Insurance & Actuarial News South Africa

Road fund to study impact of more rail freight

The Road Accident Fund will commission a study next year to determine the possible effects of the government's drive to shift freight from road to rail and to increase the use of rail as a means of mass transportation, chief executive Eugene Watson told a research colloquium organised by the fund.
Greater use of public transport could lower contributions to the RAF. Image: Deyan Georgiev
Greater use of public transport could lower contributions to the RAF. Image: Deyan Georgiev Fotolia

The fund is insolvent and has an uncovered liability of R82.2bn and its primary source of funding is tax the South African Revenue Service levies on every litre of fuel sold in SA. "At the moment it receives 94c/l and a drop in fuel sales could hurt the fund," Watson said.

"We need to know what the impact of the government's plans to increase the use of rail will be," he said. Last year the fund received R17.6bn - 98% of it from fuel levies - which was a slight increase on the R17.1bn received last year," he said.

On Thursday (28 November), the fund revealed the findings from two studies it commissioned to investigate the appropriateness of its funding model.

The research by consulting firm EY and Stellenbosch University's Bureau for Economic Research (BER) confirmed that a reliance on the fuel levy was viable.

Speaking at the release of the bureau study's findings, economist Cobus Venter said while the BER was forecasting a slowdown in growth rates for vehicle and fuel sales over the next two years, the current funding model was still the most appropriate for the fund.

BER and EY findings

The BER has modelled seven factors that would be likely to influence the fund's revenue. These include growth in real gross domestic product (GDP), disposable income, gross fixed capital formation, consumer price inflation, interest rates, the petrol price and the rand-dollar exchange rate.

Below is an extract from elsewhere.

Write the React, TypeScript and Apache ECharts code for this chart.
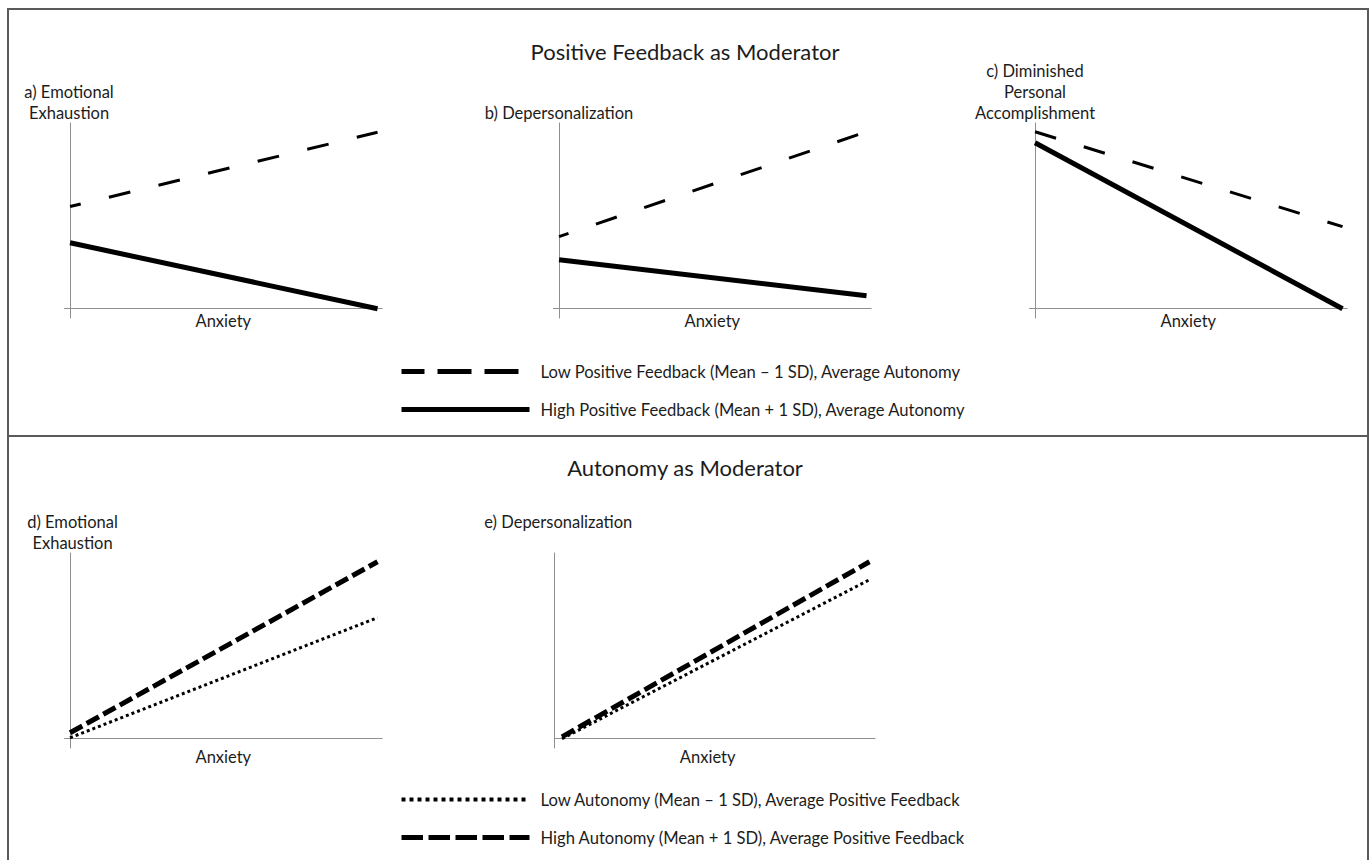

Venter said GDP was expected to grow 2.8% next year and 3.5% in 2015. Disposable income is forecast to grow 3.4% next year and 4.1% the year after. Petrol prices are expected to rise 0.6% next year and 2.5% in 2015, while inflation is expected to be at 5.7% next year, falling to 5.5% in 2015, he said.

"Alternatives to fuel levies such as licence fees and compulsory vehicle insurance would be difficult to implement," Venter said. "A surcharge on fuel was the most appropriate mechanism in a developing country such as SA because of the high number of unlicensed and uninsured vehicles," he added.

Venter said that measures such as e-tolls, which could lead people to choose not to use their private vehicles but use public transport such as the Gautrain or buses, could have a negative effect on the fund in future.

The EY study found that globally most funds with a mandate similar to the Road Accident Fund's operated on a "no-fault" basis, which removed the matter of car accidents from a costly and lengthy court process.

Watson said the fund was pushing for an amendment to the Road Accident Fund Act that would create a no-fault base system. He said he hoped this would go before Parliament next year, which would pave the way for the fund to start operating more sustainably and ensure that the money it paid out went to the intended recipients.